Block Diagram of the Intel X58 Express Chipset |
POV Ray
Another industry benchmark, which tests the CPU's capability by rendering high
definition images with intricate details of light and shadow reflections, and
refractions. After the beating received during the PC Mark test, the Core 2 Quad
was again put to the test first. The render average for this CPU came out to be
45,010 PPS in a total of 4.37 seconds. The Core 2 Quad being a powerful desktop
class processor, the score is well, more than decent. When the same test was run
on the Core i7 the outcome managed to amaze us again. In a total time of 2.06
seconds the render average came out to be 95,325 PPS. It means in less than half
the time, we got twice the performance.
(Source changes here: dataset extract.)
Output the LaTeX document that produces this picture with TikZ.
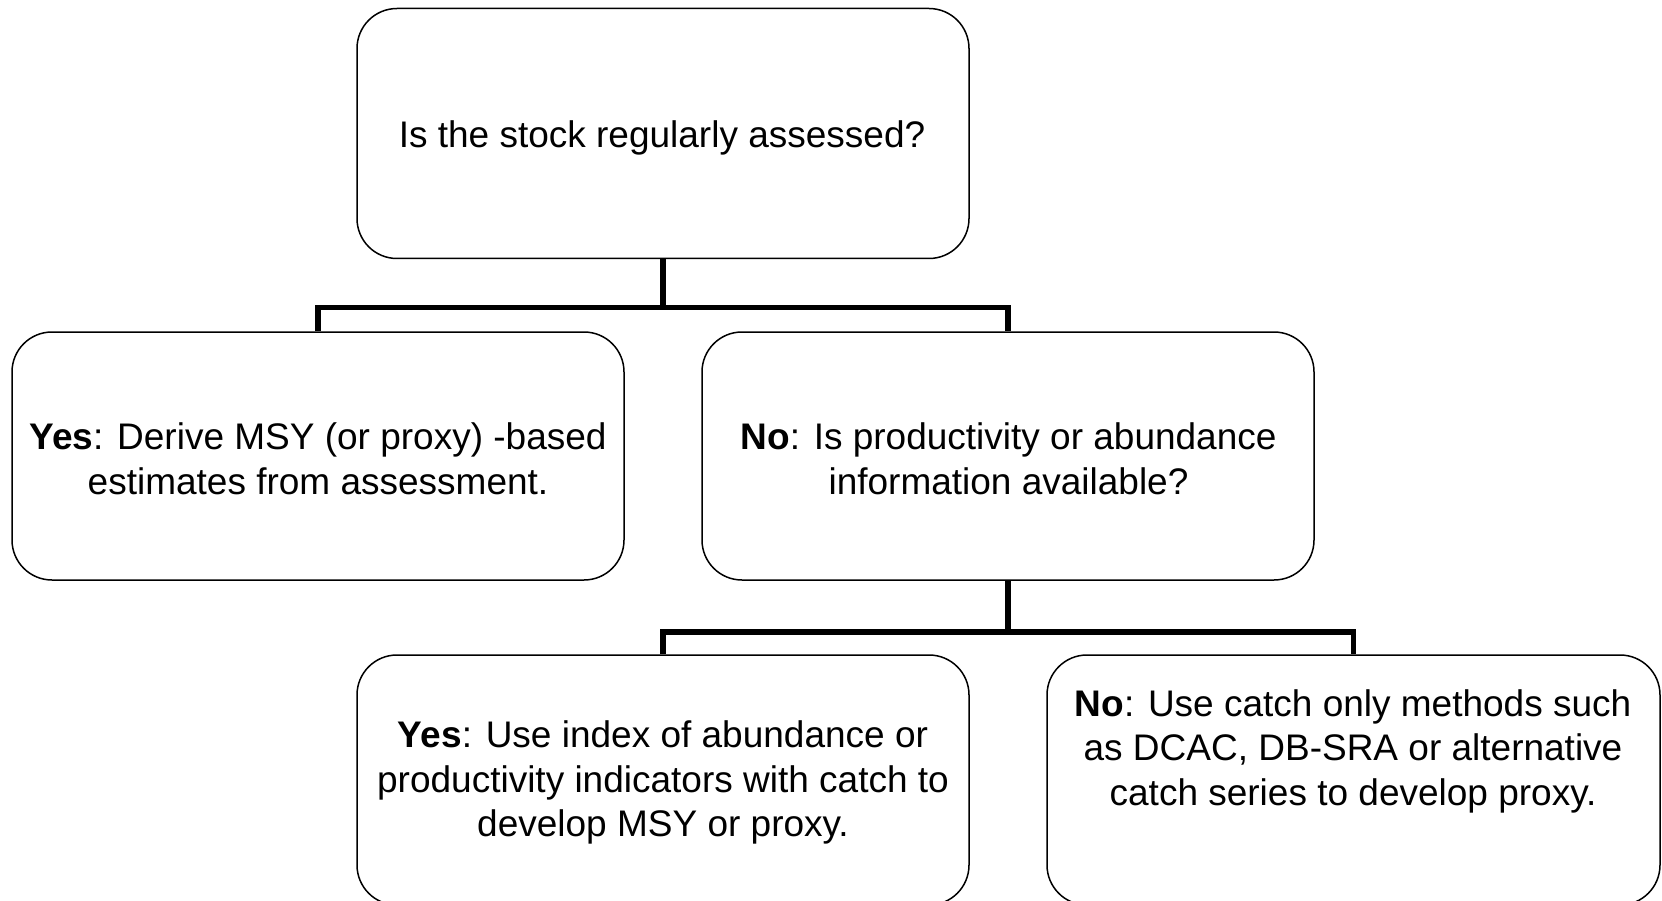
\documentclass[tikz,border=0pt]{standalone}
\usepackage{fontspec}
\setmainfont{Liberation Sans}
\begin{document}
\begin{tikzpicture}[x=1pt,y=-1pt,
  boxshape/.style={draw=black, line width=1.5pt, rounded corners=40pt, minimum width=612pt, minimum height=250pt, inner sep=0pt},
  boxtext/.style={align=center, inner sep=0pt, font=\fontsize{37}{44.5}\selectfont},
  conn/.style={draw=black, line width=5.5pt, line join=miter}]
\useasboundingbox[fill=white] (0,0) rectangle (1662,901);
% boxes
\node[boxshape] (top) at (663,133.5) {};
\node[boxshape, minimum height=248pt] (left) at (318,456) {};
\node[boxshape, minimum height=248pt] (mid) at (1008,456) {};
\node[boxshape] (bl) at (663,780) {};
\node[boxshape, minimum width=613pt] (br) at (1353.5,780) {};
% texts
\node[boxtext] (ttop) at (662,137.5) {Is the stock regularly assessed?};
\node[boxtext] (tleft) at (318,459) {\textbf{Yes}: Derive MSY (or proxy) -based\\estimates from assessment.};
\node[boxtext] (tmid) at (1008.5,459) {\textbf{No}: Is productivity or abundance\\information available?};
\node[boxtext] (tbl) at (663,782.5) {\textbf{Yes}: Use index of abundance or\\productivity indicators with catch to\\develop MSY or proxy.};
\node[boxtext] (tbr) at (1353,751) {\textbf{No}: Use catch only methods such\\as DCAC, DB-SRA or alternative\\catch series to develop proxy.};
% connectors
\coordinate (j1) at (663,307.5);
\coordinate (j2) at (1008,632);
\draw[conn] (top.south) -- (j1);
\draw[conn] (left.north) |- (j1) -| (mid.north);
\draw[conn] (mid.south) -- (j2);
\draw[conn] (bl.north) |- (j2) -| (br.north);
\end{tikzpicture}
\end{document}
When overclocked and running at 4.12
GHz, it took only 1.81 seconds to render at an overwhelming 1,13,359 PPS.
CINEBENCH Release 10
The benchmark that also checks the multi-threading capability of a processor was
no exception. The core i7 again came out to be the winner by a huge margin. When
using one CPU, Core 2 Quad scored 2163, whereas the core i7 was at 3809, and
when overclocked even a higher 4439. When using all four, the Core 2 Quad scored
6375 whereas the core i7 leaped to 15,533 and when running at 4.0GHz an even
higher 16,596. The multiprocessor speed of the Core 2 Quad was 2.95x as compared
to 4.08x of the i7. Also on the open GL standard the CPU was left behind at 101
with Core i7 scoring 172, and 203 when overclocked.
Virtualization
What might seem like an odd thing to test is actually quite important and
relevant for people who implement it. Because desktop level virtualization is
being used in the real world we couldn't ignore this area.
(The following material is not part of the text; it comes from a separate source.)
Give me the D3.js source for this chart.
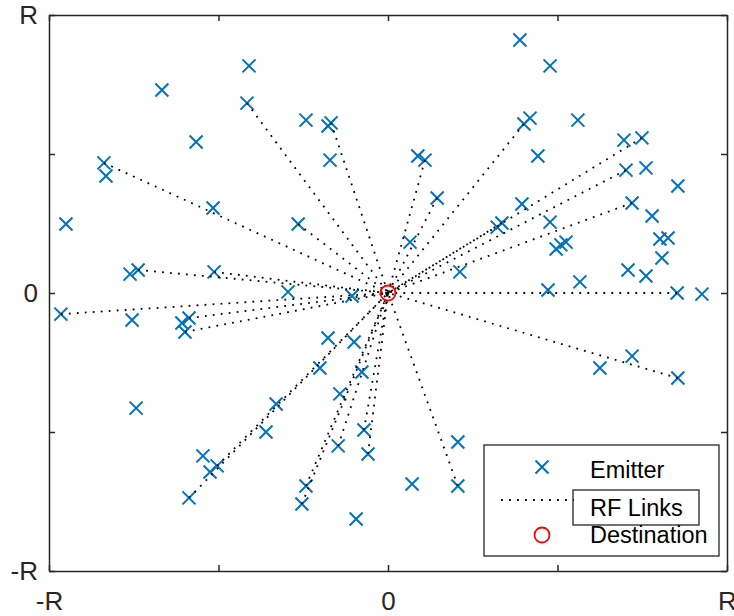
<!DOCTYPE html>
<html lang="en">
<head>
<meta charset="UTF-8">
<title>RF links</title>
<script src="https://cdnjs.cloudflare.com/ajax/libs/d3/7.8.5/d3.min.js"></script>
<style>
body { margin: 0; background: #fff; }
svg { display: block; font-family: "Liberation Sans", Arial, Helvetica, sans-serif; }
.axis text { fill: #262626; font-size: 26px; }
.axis line, .axis path { stroke: #262626; stroke-width: 1.5; }
.link { fill: none; stroke: #000; stroke-width: 1.8; stroke-dasharray: 1.8 6.2; }
.emitter { fill: none; stroke: #0072bd; stroke-width: 2; }
</style>
</head>
<body>
<script>
// emitter positions, in units of R
var emitterX = [
    0.389, 0.478, -0.410, -0.667, -0.416, -0.242, -0.177, -0.168, 0.419, 0.401,
    0.560, -0.566, 0.696, 0.749, -0.838, -0.832, -0.171, 0.088, 0.109, 0.442,
    0.702, 0.761, 0.855, -0.950, -0.516, 0.145, 0.395, 0.720, 0.779, -0.265,
    0.322, 0.336, 0.478, 0.065, 0.802, 0.826, 0.496, 0.510, 0.525, 0.808,
    -0.761, -0.737, -0.513, 0.212, 0.708, 0.761, 0.566, -0.295, -0.106, 0.472,
    0.853, 0.926, -0.965, -0.755, -0.587, -0.608, -0.599, -0.177, -0.100, 0.720,
    0.625, 0.855, -0.201, -0.077, -0.743, -0.330, -0.142, -0.360, -0.071, 0.206,
    -0.546, -0.504, -0.525, -0.147, -0.059, -0.587, -0.242, -0.254, 0.071, 0.206,
    -0.094
];
var emitterY = [
    0.910, 0.817, 0.817, 0.730, 0.683, 0.622, 0.601, 0.612, 0.629, 0.608,
    0.622, 0.543, 0.550, 0.558, 0.468, 0.421, 0.478, 0.493, 0.478, 0.493,
    0.442, 0.450, 0.385, 0.248, 0.306, 0.342, 0.320, 0.324, 0.277, 0.248,
    0.237, 0.252, 0.255, 0.183, 0.194, 0.198, 0.158, 0.173, 0.183, 0.126,
    0.068, 0.083, 0.076, 0.076, 0.083, 0.061, 0.040, 0.004, -0.011, 0.011,
    0.000, -0.004, -0.076, -0.097, -0.090, -0.108, -0.140, -0.162, -0.176, -0.227,
    -0.270, -0.306, -0.270, -0.284, -0.414, -0.399, -0.363, -0.500, -0.493, -0.536,
    -0.586, -0.622, -0.644, -0.550, -0.579, -0.737, -0.694, -0.759, -0.687, -0.694,
    -0.813
];
// 1 = emitter has an RF link to the destination
var linked = [
    0, 0, 0, 0, 1, 0, 0, 1, 0, 1,
    0, 0, 0, 1, 1, 0, 0, 0, 1, 0,
    1, 0, 0, 0, 0, 1, 0, 1, 0, 1,
    0, 1, 0, 0, 0, 0, 0, 0, 0, 0,
    0, 1, 1, 0, 0, 0, 0, 0, 0, 0,
    1, 0, 1, 0, 1, 0, 1, 0, 0, 0,
    0, 1, 0, 0, 0, 0, 0, 0, 1, 0,
    0, 1, 0, 1, 1, 1, 1, 1, 0, 1,
    0
];
var destination = [0, 0];

var tickValues = [-1, -0.5, 0, 0.5, 1];
var tickLabels = {"-1": "-R", "0": "0", "1": "R"};
var legendLabels = ["Emitter", "RF Links", "Destination"];

var width = 734, height = 616;
var margin = {top: 15, right: 7, bottom: 45, left: 49};

var svg = d3.select("body").append("svg")
    .attr("width", width)
    .attr("height", height);

var x = d3.scaleLinear().domain([-1, 1]).range([margin.left, width - margin.right]);
var y = d3.scaleLinear().domain([-1, 1]).range([height - margin.bottom, margin.top]);

function fmt(d) { return tickLabels[String(d)] || ""; }

// axes, ticks pointing inwards, mirrored on top and right
svg.append("g").attr("class", "axis")
    .attr("transform", "translate(0," + y(-1) + ")")
    .call(d3.axisBottom(x).tickValues(tickValues).tickFormat(fmt)
        .tickSizeInner(-6).tickSizeOuter(0).tickPadding(21));
svg.append("g").attr("class", "axis")
    .attr("transform", "translate(0," + y(1) + ")")
    .call(d3.axisTop(x).tickValues(tickValues).tickFormat("")
        .tickSizeInner(-6).tickSizeOuter(0));
svg.append("g").attr("class", "axis")
    .attr("transform", "translate(" + x(-1) + ",0)")
    .call(d3.axisLeft(y).tickValues(tickValues).tickFormat(fmt)
        .tickSizeInner(-6).tickSizeOuter(0).tickPadding(11));
svg.append("g").attr("class", "axis")
    .attr("transform", "translate(" + x(1) + ",0)")
    .call(d3.axisRight(y).tickValues(tickValues).tickFormat("")
        .tickSizeInner(-6).tickSizeOuter(0));
svg.selectAll(".axis .tick line").attr("stroke", "#262626");
svg.selectAll(".axis text").attr("fill", "#262626");

var emitters = emitterX.map(function(d, i) {
    return {x: d, y: emitterY[i], linked: linked[i] === 1};
});

var cross = "M-6.5,-6.5L6.5,6.5M-6.5,6.5L6.5,-6.5";

svg.append("g").selectAll("path")
    .data(emitters)
    .enter()
    .append("path")
    .attr("class", "emitter")
    .attr("transform", function(d) { return "translate(" + x(d.x) + "," + y(d.y) + ")"; })
    .attr("d", cross);

svg.append("g").selectAll("line")
    .data(emitters.filter(function(d) { return d.linked; }))
    .enter()
    .append("line")
    .attr("class", "link")
    .attr("x1", function(d) { return x(d.x); })
    .attr("y1", function(d) { return y(d.y); })
    .attr("x2", x(destination[0]))
    .attr("y2", y(destination[1]));

svg.append("circle")
    .attr("cx", x(destination[0]))
    .attr("cy", y(destination[1]))
    .attr("r", 7.5)
    .attr("fill", "none")
    .attr("stroke", "#ff0000")
    .attr("stroke-width", 1.8);

// legend
var lg = svg.append("g").attr("transform", "translate(484,445)");
lg.append("rect")
    .attr("x", 0).attr("y", 0)
    .attr("width", 235).attr("height", 111)
    .attr("fill", "#fff")
    .attr("stroke", "#262626")
    .attr("stroke-width", 1.3);
lg.append("path")
    .attr("class", "emitter")
    .attr("transform", "translate(58,22)")
    .attr("d", cross);
lg.append("line")
    .attr("class", "link")
    .attr("x1", 17).attr("x2", 90)
    .attr("y1", 55).attr("y2", 55);
lg.append("circle")
    .attr("cx", 58).attr("cy", 90).attr("r", 7.5)
    .attr("fill", "none")
    .attr("stroke", "#ff0000")
    .attr("stroke-width", 1.8);
lg.append("rect")
    .attr("x", 89).attr("y", 45)
    .attr("width", 126).attr("height", 35)
    .attr("fill", "none")
    .attr("stroke", "#262626")
    .attr("stroke-width", 1.3);
lg.selectAll("text.lbl")
    .data(legendLabels)
    .enter()
    .append("text")
    .attr("class", "lbl")
    .attr("x", 106)
    .attr("y", function(d, i) { return [33, 71, 98][i]; })
    .style("font-size", "23.5px")
    .attr("fill", "#000")
    .text(function(d) { return d; });
</script>
</body>
</html>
To get the idea of the processor's performance when running several virtual
machines, we used the CPU test of PC Mark 05 again. Using Windows Virtual PC we
made three virtual desktop systems running Windows Vista Ultimate edition (32
bit). And if that wasn't a load enough in itself, we also ran the benchmark
simultaneously on all three. The average of the three results was considered to
compare the two and as expected, the Core i7 took the cake away. The average CPU
score of the three virtual machines running on the older Core 2 Quad was 1288 as
compared to a staggering 4255 on the Core i7. Apart from scores the system
running on the Core i7 was much more responsive and lag free. We spared
overclocking the processor in this case as the load seemed overwhelming and
could lead to permanent damage to the chip.
Conclusion
We had high hopes from Nehalem. The new microarchitecture incorporates
significant new changes, therefore we expected it to perform well. But what we
did not expect was for it to give a performance that's nearly double that given
by its closest predecessor. We were also not anticipating it to hammer the Core
2 Quad while also consuming less power. Overall, it can be safely said that the
new processor is extremely powerful, consumes less power and has given desktop
performance a whole new definition.
Bottomline: The new processor, based on Nehalem
microarchitecture is extremely powerful and more power efficient than earlier
versions. The only factor that seems to bother is its steep price.